What happened? My reaction had conveyed a message something like this, “I know why you drew that picture – because you wanted to please me. Your desire to draw is really a desire to get me to approve of you, so here it is, my approval.” What I had done was fail to acknowledge his true motivation, which was to draw for the joy of it, the experience and wonder of it. If I could have said, “I see that you used yellow today,” he might have agreed with me or offered his own comment in return which would have taught me so much about who he was as a unique, blossoming individual. But no, I insulted him by acting as if he was an insecure puddle who was as much in need of approval as, well, as I was.
The problem is that for most adults we have had our natural exuberant joy of learning insulted out of us by rewards and grades. What’s taken its place is, sadly, the need to get external signs of approval from others. This negative effect of grades was illustrated in a recent study involving over 11,000 cadets entering West Point. The study explored the effect of “instrumental motives” on successful outcomes. An instrumental motive is when we do something to get a reward, like going to West Point to get a good job later in life. The study contrasted this with an “internal motive” which is doing something for reasons that are inherent in the activity, such as “desiring to be trained as a leader in the Unites States Army.” Guess what they discovered? The “stronger the internal reasons were to attend West Point, the more likely cadets were to graduate and become commissioned officers.”

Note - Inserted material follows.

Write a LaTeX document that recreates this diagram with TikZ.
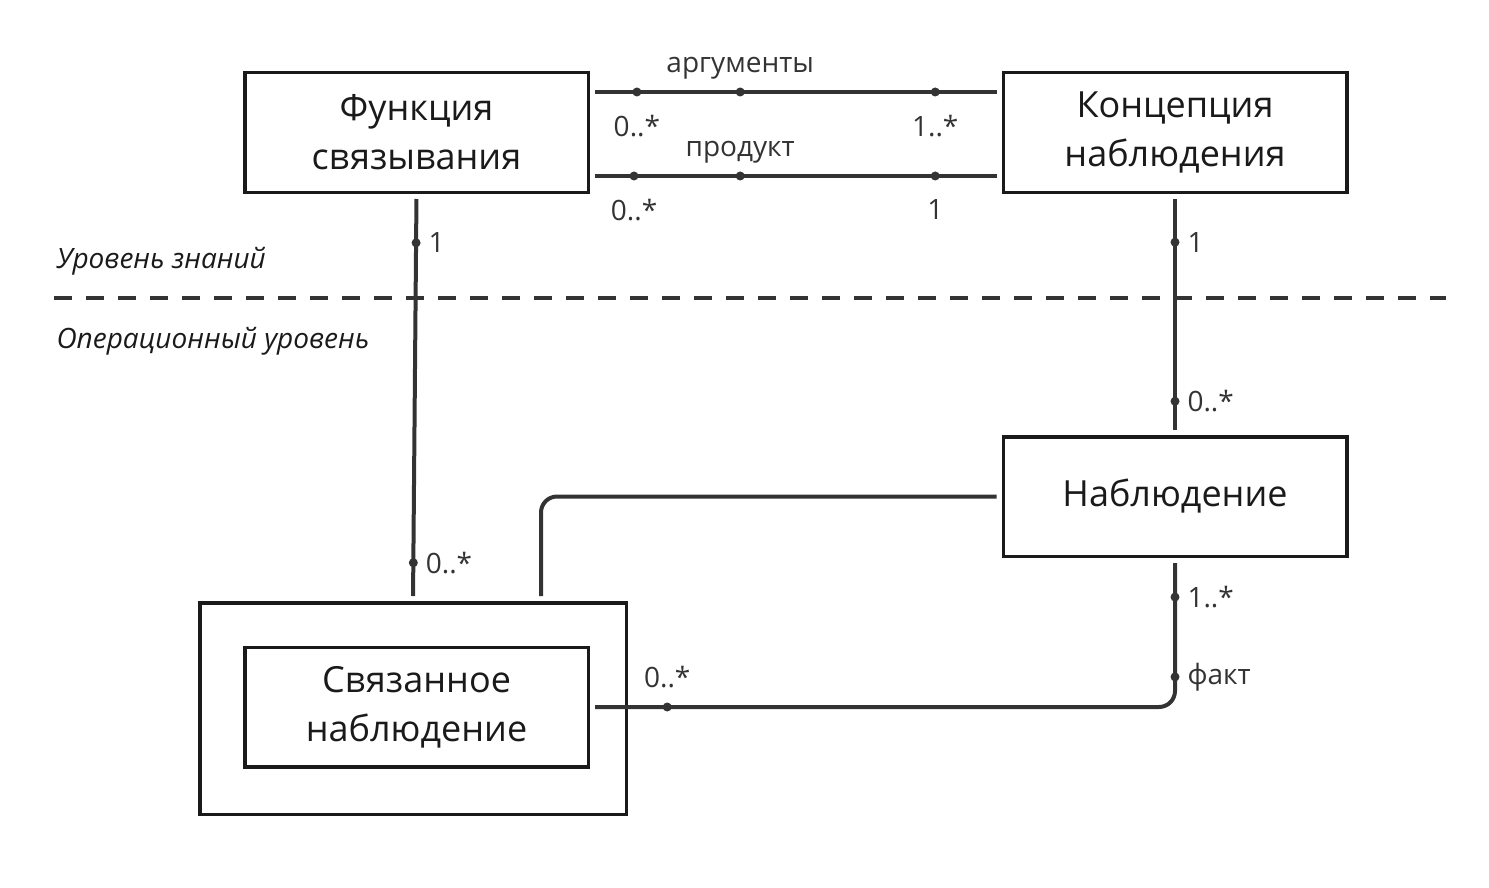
\documentclass[tikz,border=0pt]{standalone}
\usepackage{fontspec}
\setmainfont{Open Sans}
\usetikzlibrary{positioning,calc}
\definecolor{ink}{HTML}{1A1A1A}
\definecolor{wire}{HTML}{333333}

\begin{document}
\begin{tikzpicture}[x=1pt, y=-1pt,
    entity/.style={draw=ink, line width=3.5pt, minimum width=343.5pt, minimum height=119.5pt,
      align=center, text=ink, font=\fontsize{36}{49}\selectfont},
    assoc/.style={draw=wire, line width=4pt, shorten <=5pt, shorten >=5pt},
    mult/.style={circle, fill=wire, inner sep=0pt, minimum size=9pt},
    every label/.style={font=\fontsize{28}{32}\selectfont, text=wire, inner sep=4pt},
    level/.style={anchor=west, text=ink, font=\fontsize{28}{32}\selectfont\itshape}]
  \useasboundingbox (0,0) rectangle (1489,888);

  \node[entity] (fs) at (416.5,132.5) {Функция\\связывания};
  \node[entity] (kn) at (1175,132.5) {Концепция\\наблюдения};
  \node[entity] (nab) at (1175,496.5) {Наблюдение};
  \node[entity, minimum width=426.5pt, minimum height=211.5pt] (frame) at (413,708.5) {};
  \node[entity] (sn) at (416.5,707) {Связанное\\наблюдение};

  % knowledge / operational split
  \draw[wire, line width=4pt, dash pattern=on 18pt off 14pt] (54,298) -- (1446,298);
  \node[level] (know) at (53,261) {Уровень знаний};
  \node[level] (oper) at (53,341) {Операционный уровень};

  \draw[assoc] ([yshift=40.5pt]fs.east) -- ([yshift=40.5pt]kn.west)
    node[mult, pos=0.114, label={[label distance=11pt]below:{0..*}}] {}
    node[mult, pos=0.365, label=above:{аргументы}] {}
    node[mult, pos=0.839, label={[label distance=11pt]below:{1..*}}] {};
  \draw[assoc] ([yshift=-43.5pt]fs.east) -- ([yshift=-43.5pt]kn.west)
    node[mult, pos=0.107, label={[label distance=11pt]below:{0..*}}] {}
    node[mult, pos=0.365, label=above:{продукт}] {}
    node[mult, pos=0.839, label={[label distance=11pt]below:{1}}] {};

  \draw[assoc] (fs.south) -- (frame.north)
    node[mult, pos=0.12, label=right:{1}] {}
    node[mult, pos=0.906, label=right:{0..*}] {};
  \draw[assoc] (kn.south) -- (nab.north)
    node[mult, pos=0.2, label=right:{1}] {}
    node[mult, pos=0.86, label=right:{0..*}] {};

  \draw[assoc, rounded corners=16pt] (nab.west) -| ([xshift=-87pt]frame.north east);
  \draw[assoc, rounded corners=16pt] (nab.south) |- (sn.east)
    node[mult, pos=0.131, label=right:{1..*}] {}
    node[mult, pos=0.399, label=right:{факт}] {}
    node[mult, pos=0.934, label={[label distance=7pt]above:{0..*}}] {};
\end{tikzpicture}
\end{document}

Of course, attending West Point will most likely get you a better job later in life, but just because “activities can have both internal and instrumental consequences does not mean that the people who thrive in these activities have both internal and instrumental motives.” In fact, structuring your school or business to focus on the instrumental motives turned out be counterproductive by “weakening the internal motives so essential to success.”
Which brings us back to our roles as parents and teachers. What we don’t want to do is weaken our kids’ natural internal motivation to learn. When we offer praise instead of remaining humbly receptive to what the child is offering, we are emphasizing the instrumental over the internal. Repeatedly doing this over time can gradually train the natural love of learning out of our children.